>>>

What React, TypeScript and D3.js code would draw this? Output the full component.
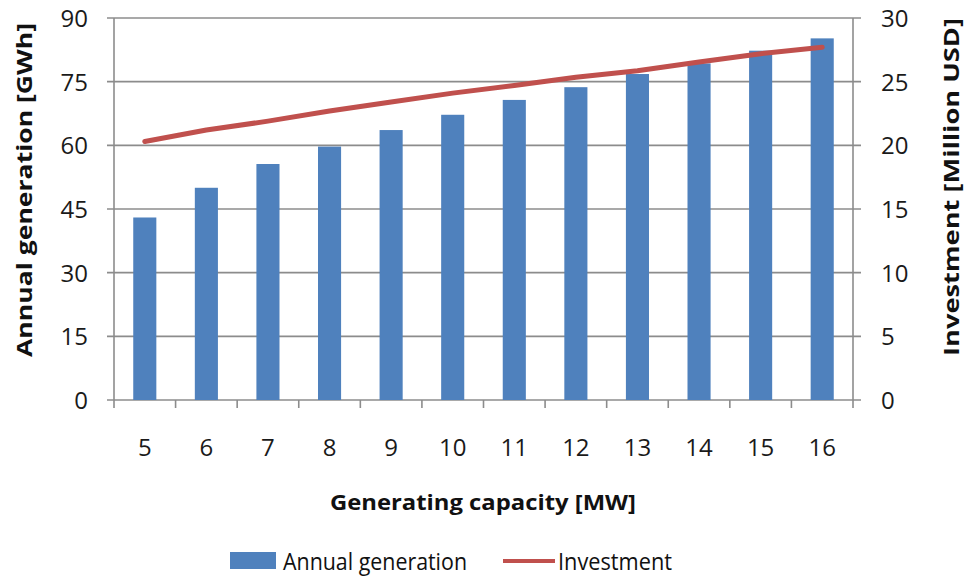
import React from "react";
import * as d3 from "d3";

const capacities = [5, 6, 7, 8, 9, 10, 11, 12, 13, 14, 15, 16];
const annualGeneration = [43.0, 50.0, 55.6, 59.7, 63.6, 67.2, 70.7, 73.7, 76.8, 79.3, 82.3, 85.2];
const investment = [20.3, 21.2, 21.9, 22.7, 23.4, 24.1, 24.7, 25.35, 25.85, 26.55, 27.2, 27.7];
const leftTicks = [0, 15, 30, 45, 60, 75, 90];
const rightTicks = [0, 5, 10, 15, 20, 25, 30];

const W = 966;
const H = 577;
const L = 114;
const R = 853;
const T = 18;
const B = 400;
const FONT = "'Open Sans', 'Noto Sans', sans-serif";
const GRID = "#8c8c8c";
const TXT = "#1a1a1a";

export default function App() {
  const xb = d3.scaleBand<number>().domain(capacities).range([L, R]);
  const yL = d3.scaleLinear().domain([0, 90]).range([B, T]);
  const yR = d3.scaleLinear().domain([0, 30]).range([B, T]);
  const cx = (c: number) => (xb(c) as number) + xb.bandwidth() / 2;
  const line = d3
    .line<number>()
    .x((_, i) => cx(capacities[i]))
    .y((d) => yR(d));

  const bounds = capacities.map((c) => xb(c) as number).concat([R]);
  const bw = xb.bandwidth() * 0.375;

  return (
    <svg width={W} height={H} style={{ position: "absolute", left: 0, top: 0, background: "#fff" }} fontFamily={FONT}>
      {leftTicks.map((t) => (
        <line key={"g" + t} x1={L - 7} x2={R + 8} y1={yL(t)} y2={yL(t)} stroke={GRID} strokeWidth={1.6} />
      ))}
      <line x1={L} x2={L} y1={T} y2={B} stroke={GRID} strokeWidth={1.6} />
      <line x1={R} x2={R} y1={T} y2={B} stroke={GRID} strokeWidth={1.6} />
      {bounds.map((bx, i) => (
        <line key={"xt" + i} x1={bx} x2={bx} y1={B} y2={B + 8} stroke={GRID} strokeWidth={1.6} />
      ))}
      {capacities.map((c, i) => (
        <rect key={"b" + c} x={cx(c) - bw / 2} y={yL(annualGeneration[i])} width={bw} height={B - yL(annualGeneration[i])} fill="#4F81BD" />
      ))}
      <path d={line(investment) || ""} fill="none" stroke="#C0504D" strokeWidth={5} strokeLinecap="round" strokeLinejoin="round" />
      {leftTicks.map((t) => (
        <text key={"lt" + t} x={88} y={yL(t) + 9} textAnchor="end" fontSize={24} fill={TXT}>
          {t}
        </text>
      ))}
      {rightTicks.map((t) => (
        <text key={"rt" + t} x={881} y={yR(t) + 9} textAnchor="start" fontSize={24} fill={TXT}>
          {t}
        </text>
      ))}
      {capacities.map((c) => (
        <text key={"xl" + c} x={cx(c)} y={456} textAnchor="middle" fontSize={24} fill={TXT}>
          {c}
        </text>
      ))}
      <text transform={`translate(32,190) rotate(-90)`} textAnchor="middle" fontSize={22} fontWeight="bold" fill="#111" textLength={334} lengthAdjust="spacingAndGlyphs">
        Annual generation  [GWh]
      </text>
      <text transform={`translate(959,187) rotate(-90)`} textAnchor="middle" fontSize={22} fontWeight="bold" fill="#111" textLength={338} lengthAdjust="spacingAndGlyphs">
        Investment [Million USD]
      </text>
      <text x={483} y={510} textAnchor="middle" fontSize={21} fontWeight="bold" fill="#111" textLength={306} lengthAdjust="spacingAndGlyphs">
        Generating capacity  [MW]
      </text>
      <rect x={230} y={552} width={46} height={17} fill="#4F81BD" />
      <text x={283} y={570} fontSize={23} fill="#111" textLength={184} lengthAdjust="spacingAndGlyphs">
        Annual generation
      </text>
      <line x1={503} x2={555} y1={561} y2={561} stroke="#C0504D" strokeWidth={4} />
      <text x={558} y={570} fontSize={23} fill="#111" textLength={114} lengthAdjust="spacingAndGlyphs">
        Investment
      </text>
    </svg>
  );
}
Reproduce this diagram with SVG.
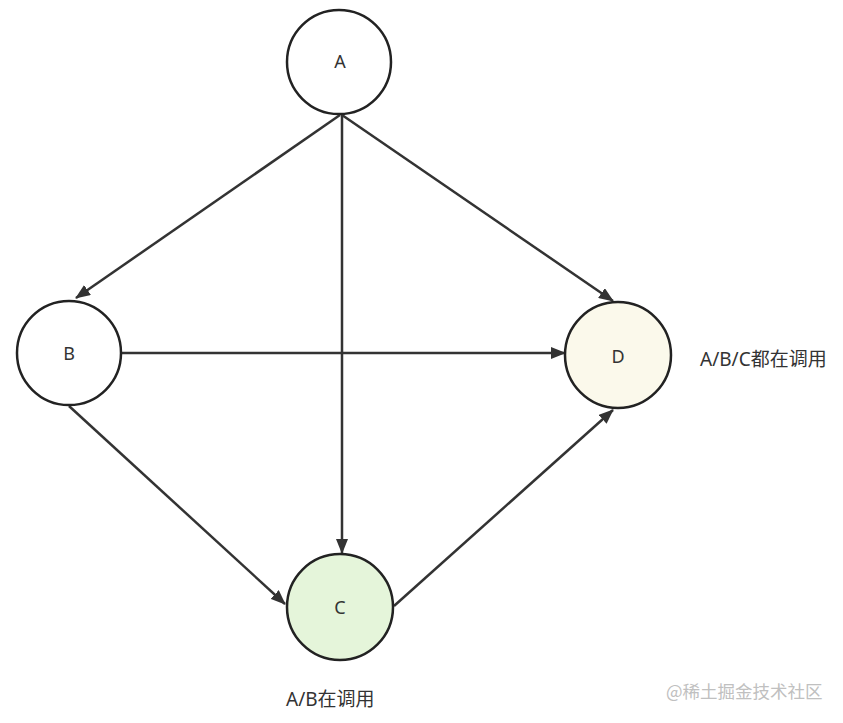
<svg xmlns="http://www.w3.org/2000/svg" width="843" height="723" viewBox="0 0 843 723">
<style>
.node{stroke:#222;stroke-width:2.5}
.lbl{font-family:"Noto Sans","Noto Sans CJK SC",sans-serif;font-size:18px;fill:#333;text-anchor:middle}
.edge{stroke:#333;stroke-width:2.5;fill:none;marker-end:url(#arr)}
.note{font-family:"Noto Sans","Noto Sans CJK SC",sans-serif;font-size:19px;fill:#333}
.wm{font-family:"Noto Sans CJK SC",sans-serif;font-size:17.5px;fill:#c0c0c0}
</style>
<defs>
<marker id="arr" markerUnits="userSpaceOnUse" markerWidth="16" markerHeight="12" refX="14" refY="6" orient="auto">
<path d="M0,0 L15,6 L0,12 Z" fill="#333"/>
</marker>
</defs>
<rect width="843" height="723" fill="#fff"/>
<g id="connectors">
<line class="edge" x1="340" y1="115" x2="76" y2="298"/>
<line class="edge" x1="342" y1="115" x2="342" y2="553"/>
<line class="edge" x1="342" y1="115" x2="613" y2="301"/>
<line class="edge" x1="122" y1="353" x2="565" y2="353"/>
<line class="edge" x1="69" y1="406" x2="285" y2="604"/>
<line class="edge" x1="394" y1="606" x2="613" y2="410"/>
</g>
<g id="A"><circle class="node" cx="339" cy="62" r="52" fill="#fff"/><text class="lbl" x="340" y="68">A</text></g>
<g id="B"><circle class="node" cx="69" cy="353" r="52" fill="#fff"/><text class="lbl" x="69" y="360">B</text></g>
<g id="C"><circle class="node" cx="340" cy="607" r="53" fill="#e5f5da"/><text class="lbl" x="340" y="614">C</text></g>
<g id="D"><circle class="node" cx="618" cy="355" r="53" fill="#fbf9eb"/><text class="lbl" x="618" y="363">D</text></g>
<text class="note" x="700" y="366">A/B/C都在调用</text>
<text class="note" x="286" y="706">A/B在调用</text>
<text class="wm" x="666" y="698">@稀土掘金技术社区</text>
</svg>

<<<

▸ Challenge
Give back each entry exactly as it appears, with no pictures.

▸ Exercise output
What React, TypeScript and D3.js code would draw this? Output the full component.
import React from "react";
import * as d3 from "d3";

const capacities = [5, 6, 7, 8, 9, 10, 11, 12, 13, 14, 15, 16];
const annualGeneration = [43.0, 50.0, 55.6, 59.7, 63.6, 67.2, 70.7, 73.7, 76.8, 79.3, 82.3, 85.2];
const investment = [20.3, 21.2, 21.9, 22.7, 23.4, 24.1, 24.7, 25.35, 25.85, 26.55, 27.2, 27.7];
const leftTicks = [0, 15, 30, 45, 60, 75, 90];
const rightTicks = [0, 5, 10, 15, 20, 25, 30];

const W = 966;
const H = 577;
const L = 114;
const R = 853;
const T = 18;
const B = 400;
const FONT = "'Open Sans', 'Noto Sans', sans-serif";
const GRID = "#8c8c8c";
const TXT = "#1a1a1a";

export default function App() {
  const xb = d3.scaleBand<number>().domain(capacities).range([L, R]);
  const yL = d3.scaleLinear().domain([0, 90]).range([B, T]);
  const yR = d3.scaleLinear().domain([0, 30]).range([B, T]);
  const cx = (c: number) => (xb(c) as number) + xb.bandwidth() / 2;
  const line = d3
    .line<number>()
    .x((_, i) => cx(capacities[i]))
    .y((d) => yR(d));

  const bounds = capacities.map((c) => xb(c) as number).concat([R]);
  const bw = xb.bandwidth() * 0.375;

  return (
    <svg width={W} height={H} style={{ position: "absolute", left: 0, top: 0, background: "#fff" }} fontFamily={FONT}>
      {leftTicks.map((t) => (
        <line key={"g" + t} x1={L - 7} x2={R + 8} y1={yL(t)} y2={yL(t)} stroke={GRID} strokeWidth={1.6} />
      ))}
      <line x1={L} x2={L} y1={T} y2={B} stroke={GRID} strokeWidth={1.6} />
      <line x1={R} x2={R} y1={T} y2={B} stroke={GRID} strokeWidth={1.6} />
      {bounds.map((bx, i) => (
        <line key={"xt" + i} x1={bx} x2={bx} y1={B} y2={B + 8} stroke={GRID} strokeWidth={1.6} />
      ))}
      {capacities.map((c, i) => (
        <rect key={"b" + c} x={cx(c) - bw / 2} y={yL(annualGeneration[i])} width={bw} height={B - yL(annualGeneration[i])} fill="#4F81BD" />
      ))}
      <path d={line(investment) || ""} fill="none" stroke="#C0504D" strokeWidth={5} strokeLinecap="round" strokeLinejoin="round" />
      {leftTicks.map((t) => (
        <text key={"lt" + t} x={88} y={yL(t) + 9} textAnchor="end" fontSize={24} fill={TXT}>
          {t}
        </text>
      ))}
      {rightTicks.map((t) => (
        <text key={"rt" + t} x={881} y={yR(t) + 9} textAnchor="start" fontSize={24} fill={TXT}>
          {t}
        </text>
      ))}
      {capacities.map((c) => (
        <text key={"xl" + c} x={cx(c)} y={456} textAnchor="middle" fontSize={24} fill={TXT}>
          {c}
        </text>
      ))}
      <text transform={`translate(32,190) rotate(-90)`} textAnchor="middle" fontSize={22} fontWeight="bold" fill="#111" textLength={334} lengthAdjust="spacingAndGlyphs">
        Annual generation  [GWh]
      </text>
      <text transform={`translate(959,187) rotate(-90)`} textAnchor="middle" fontSize={22} fontWeight="bold" fill="#111" textLength={338} lengthAdjust="spacingAndGlyphs">
        Investment [Million USD]
      </text>
      <text x={483} y={510} textAnchor="middle" fontSize={21} fontWeight="bold" fill="#111" textLength={306} lengthAdjust="spacingAndGlyphs">
        Generating capacity  [MW]
      </text>
      <rect x={230} y={552} width={46} height={17} fill="#4F81BD" />
      <text x={283} y={570} fontSize={23} fill="#111" textLength={184} lengthAdjust="spacingAndGlyphs">
        Annual generation
      </text>
      <line x1={503} x2={555} y1={561} y2={561} stroke="#C0504D" strokeWidth={4} />
      <text x={558} y={570} fontSize={23} fill="#111" textLength={114} lengthAdjust="spacingAndGlyphs">
        Investment
      </text>
    </svg>
  );
}
Reproduce this diagram with SVG.
<svg xmlns="http://www.w3.org/2000/svg" width="843" height="723" viewBox="0 0 843 723">
<style>
.node{stroke:#222;stroke-width:2.5}
.lbl{font-family:"Noto Sans","Noto Sans CJK SC",sans-serif;font-size:18px;fill:#333;text-anchor:middle}
.edge{stroke:#333;stroke-width:2.5;fill:none;marker-end:url(#arr)}
.note{font-family:"Noto Sans","Noto Sans CJK SC",sans-serif;font-size:19px;fill:#333}
.wm{font-family:"Noto Sans CJK SC",sans-serif;font-size:17.5px;fill:#c0c0c0}
</style>
<defs>
<marker id="arr" markerUnits="userSpaceOnUse" markerWidth="16" markerHeight="12" refX="14" refY="6" orient="auto">
<path d="M0,0 L15,6 L0,12 Z" fill="#333"/>
</marker>
</defs>
<rect width="843" height="723" fill="#fff"/>
<g id="connectors">
<line class="edge" x1="340" y1="115" x2="76" y2="298"/>
<line class="edge" x1="342" y1="115" x2="342" y2="553"/>
<line class="edge" x1="342" y1="115" x2="613" y2="301"/>
<line class="edge" x1="122" y1="353" x2="565" y2="353"/>
<line class="edge" x1="69" y1="406" x2="285" y2="604"/>
<line class="edge" x1="394" y1="606" x2="613" y2="410"/>
</g>
<g id="A"><circle class="node" cx="339" cy="62" r="52" fill="#fff"/><text class="lbl" x="340" y="68">A</text></g>
<g id="B"><circle class="node" cx="69" cy="353" r="52" fill="#fff"/><text class="lbl" x="69" y="360">B</text></g>
<g id="C"><circle class="node" cx="340" cy="607" r="53" fill="#e5f5da"/><text class="lbl" x="340" y="614">C</text></g>
<g id="D"><circle class="node" cx="618" cy="355" r="53" fill="#fbf9eb"/><text class="lbl" x="618" y="363">D</text></g>
<text class="note" x="700" y="366">A/B/C都在调用</text>
<text class="note" x="286" y="706">A/B在调用</text>
<text class="wm" x="666" y="698">@稀土掘金技术社区</text>
</svg>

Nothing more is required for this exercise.